For a small carrier trying to evaluate what this means operationally, the question is not abstract. An autonomous truck operating on public roads is a networked vehicle. Its driving decisions are made by software systems that receive and process data continuously. If those systems can be compromised — through a cybersecurity vulnerability in the automated driving system, through a compromised connection in the communications chain, or through spoofed control commands — the consequences on a public highway are not a data breach. They are a vehicle control event involving an 80,000-pound truck.
The Regulatory Framework That Does Not Exist Yet
Beyond the safety case and cybersecurity issues, OOIDA raises a more fundamental problem: the basic regulatory questions about how autonomous CMVs fit into the existing federal safety framework have not been answered yet.
In 2019, FMCSA issued an Advanced Notice of Proposed Rulemaking specifically to gather input on how autonomous CMVs could be deployed, what safety measures should be in place, and what CDL qualifications should be required for operators or remote monitors of these vehicles. That rulemaking process raised specific questions it was designed to answer. As of today, many of those questions remain open.
H.R. 7390 does not answer them. It does not address what qualifications a remote operator — a person monitoring an autonomous truck and potentially taking control if the system disengages — must hold. It does not directly address how an automated driving system meets the existing Federal Motor Carrier Safety Regulations that govern human drivers. It does not specify whether the full framework of inspection requirements, hours-of-service limitations, drug and alcohol testing requirements, and physical qualification standards applies to remotely operated autonomous trucks in the same way it applies to human drivers behind the wheel.
OOIDA’s position is direct on this point: all autonomous and remotely operated CMVs must remain fully subject to FMCSRs. The reasoning is sound. If technology disengages unexpectedly — and the entire premise of having a remote operator is that disengagement is possible — the person who assumes control in that moment is performing the function of a CDL-qualified driver and should be held to the same standards. The CDL framework represents decades of accumulated safety knowledge about what it takes to safely operate a commercial motor vehicle. Deploying 80,000-pound trucks under a different, lighter framework before the questions have been answered and the data has been collected is not a road safety policy. It is a road safety experiment conducted on public highways.
What This Means for Small Carriers
The job displacement argument is the most visible concern in the public conversation about autonomous trucking, and it is a legitimate one. J.B. Hunt’s analysis projects that between non-domiciled CDL restrictions and other workforce changes already underway, the commercial driver workforce could shrink substantially over the next several years even before autonomous trucking scales meaningfully. Adding a legislative pathway for driverless commercial freight — with the revenue-generating commercial operations provision in H.R. 7390 accelerating the timeline from pilot to deployment — compresses whatever runway the industry has for workforce adjustment.

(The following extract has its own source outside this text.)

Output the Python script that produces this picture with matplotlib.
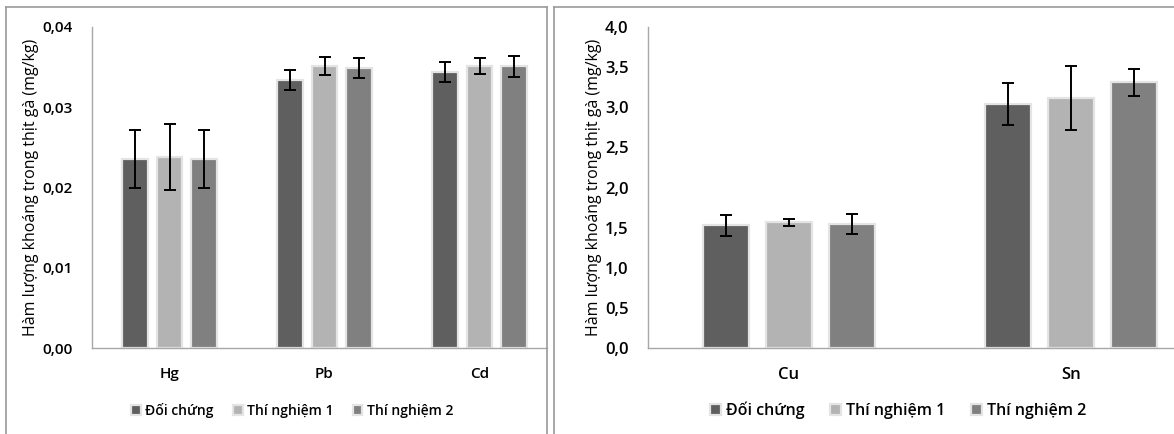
import matplotlib
matplotlib.use("Agg")
import matplotlib.pyplot as plt
from matplotlib.lines import Line2D
from matplotlib.ticker import FuncFormatter
import numpy as np

plt.rcParams['font.family'] = ['Open Sans', 'DejaVu Sans']
plt.rcParams['font.weight'] = 'semibold'

series = ["Đối chứng", "Thí nghiệm 1", "Thí nghiệm 2"]
colors = ["#5f5f5f", "#b3b3b3", "#808080"]
ylabel = "Hàm lượng khoáng trong thịt gà (mg/kg)"

# left chart: heavy metals
left_cats = ["Hg", "Pb", "Cd"]
left_vals = [[0.02355, 0.0334, 0.0344],
             [0.0238, 0.0351, 0.0351],
             [0.02355, 0.0349, 0.0351]]
left_err = [[0.0036, 0.0013, 0.0013],
            [0.0041, 0.0011, 0.0010],
            [0.0036, 0.0012, 0.0013]]

# right chart: Cu, Sn
right_cats = ["Cu", "Sn"]
right_vals = [[1.53, 3.04],
              [1.565, 3.115],
              [1.545, 3.31]]
right_err = [[0.13, 0.26],
             [0.045, 0.40],
             [0.13, 0.17]]

W, H = 1174, 434
fig = plt.figure(figsize=(W / 100, H / 100), dpi=100)


def px_axes(x0, x1, y0, y1):
    return fig.add_axes([x0 / W, 1 - y1 / H, (x1 - x0) / W, (y1 - y0) / H])


def draw(ax, cats, vals, errs, ymax, step, fmt, xr, fs_tick, fs_leg, leg_x, colsp):
    x = np.arange(len(cats))
    off = 0.224
    for i in range(3):
        ax.bar(x + (i - 1) * off, vals[i], width=0.165, color=colors[i],
               edgecolor="#e4e4e4", linewidth=1.6, label=series[i], zorder=2)
        ax.errorbar(x + (i - 1) * off, vals[i], yerr=errs[i], fmt="none",
                    ecolor="black", elinewidth=1.4, capsize=4, capthick=1.4, zorder=3)
    ax.set_xlim(-0.5, xr)
    ax.set_ylim(0, ymax)
    ax.set_yticks(np.arange(0, ymax + step / 2, step))
    ax.yaxis.set_major_formatter(FuncFormatter(lambda v, p: fmt.format(v).replace(".", ",")))
    ax.set_xticks(x)
    ax.set_xticklabels(cats)
    ax.tick_params(length=0, labelsize=fs_tick, colors="black")
    ax.tick_params(axis="y", pad=14)
    ax.tick_params(axis="x", pad=14)
    for s in ["top", "right"]:
        ax.spines[s].set_visible(False)
    for s in ["left", "bottom"]:
        ax.spines[s].set_color("#a8a8a8")
        ax.spines[s].set_linewidth(1.0)
    ax.set_ylabel(ylabel, fontsize=11.5, labelpad=2)
    ax.legend(loc="center", bbox_to_anchor=(leg_x / W, 1 - 410 / H),
              bbox_transform=fig.transFigure, ncol=3, frameon=False,
              fontsize=fs_leg, handlelength=0.7, handleheight=0.7,
              handletextpad=0.3, columnspacing=colsp)


ax1 = px_axes(92, 547, 27, 348)
draw(ax1, left_cats, left_vals, left_err, 0.04, 0.01, "{:.2f}",
     (547 - 92) / 155 - 0.5, 11, 10, 292, 1.4)

ax2 = px_axes(648, 1174, 27, 348)
draw(ax2, right_cats, right_vals, right_err, 4.0, 0.5, "{:.1f}",
     (1174 - 648) / 282 - 0.5, 12, 11.5, 898, 1.6)

# frames around the two pasted charts
fc = "#9a9a9a"
for xs, ys in [([6, 6], [434, 7]), ([6, 547], [7, 7]), ([547, 547], [7, 434]),
               ([554, 554], [434, 7]), ([554, 1174], [7, 7])]:
    fig.add_artist(Line2D([v / W for v in xs], [1 - v / H for v in ys],
                          color=fc, linewidth=1.2))

fig.savefig("out.png", dpi=100)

But for small carriers specifically, the concerns OOIDA raises go beyond the workforce question to something more immediate. The carriers who will share the road with autonomous trucks in the near term — if this bill passes in its current form — will be sharing it with vehicles whose safety has been verified by the companies that built them, not by an independent government standard. When something goes wrong — and FMCSA’s own analysis projects that at least 200 automated vehicle crashes per year should be expected even in an optimistic deployment scenario — the liability, insurance, and safety consequences flow through the entire carrier community on that road.
Small carriers do not have the margin to absorb the kind of insurance market disruption that follows a wave of high-profile autonomous vehicle incidents. They do not have the legal resources to navigate the liability questions that arise when an autonomous truck and a human-operated truck are involved in the same incident and the regulatory framework for assigning responsibility has not been settled. They do not have the political infrastructure that the autonomous vehicle companies bringing H.R. 7390 forward have used to shape this legislation.
What small carriers have is OOIDA in Washington making the argument that safety verification should be independent, that cybersecurity standards should be specific and enforceable, that the existing regulatory questions should be answered before deployment rather than after, and that the public’s ability to know whether these vehicles are safe should not depend on a company’s willingness to submit documentation upon request.
That is not an anti-technology argument. It is an argument for the same standard the trucking industry is already held to — prove it before you operate it, and let someone other than you verify the proof.
The Broader Question
This bill is still in committee. It has not passed. It may be folded into surface transportation reauthorization, which would give it less visibility than a standalone vote. Whether it advances in its current form or gets amended under committee pressure from OOIDA and other industry stakeholders remains to be seen.
But the direction of travel is clear. This is the third attempt at federal autonomous vehicle legislation. The previous two failed partly because they excluded heavy trucks. This one includes them. The political and financial forces behind it are substantial. The question for small carriers is not whether autonomous trucking is coming — it is whether the regulatory framework it operates under when it arrives will hold it to the same safety standards the rest of the industry is required to meet.
OOIDA’s answer to that question, as of March 9, 2026, is that H.R. 7390 in its current form does not get there. And the trucking industry — small carriers especially — has every reason to pay attention to that argument before this legislation gets further down the road.
The SELF DRIVE Act represents the most significant autonomous vehicle legislation for heavy trucking this industry has seen. Whether it becomes law in its current form or gets substantially revised through the committee process depends in large part on whether the industry shows up to make the argument that OOIDA made on March 9. Small carriers have a direct stake in getting this right — not because autonomous trucks are bad, but because 80,000 pounds moving on a public highway without a verified safety standard is a risk that lands on everyone.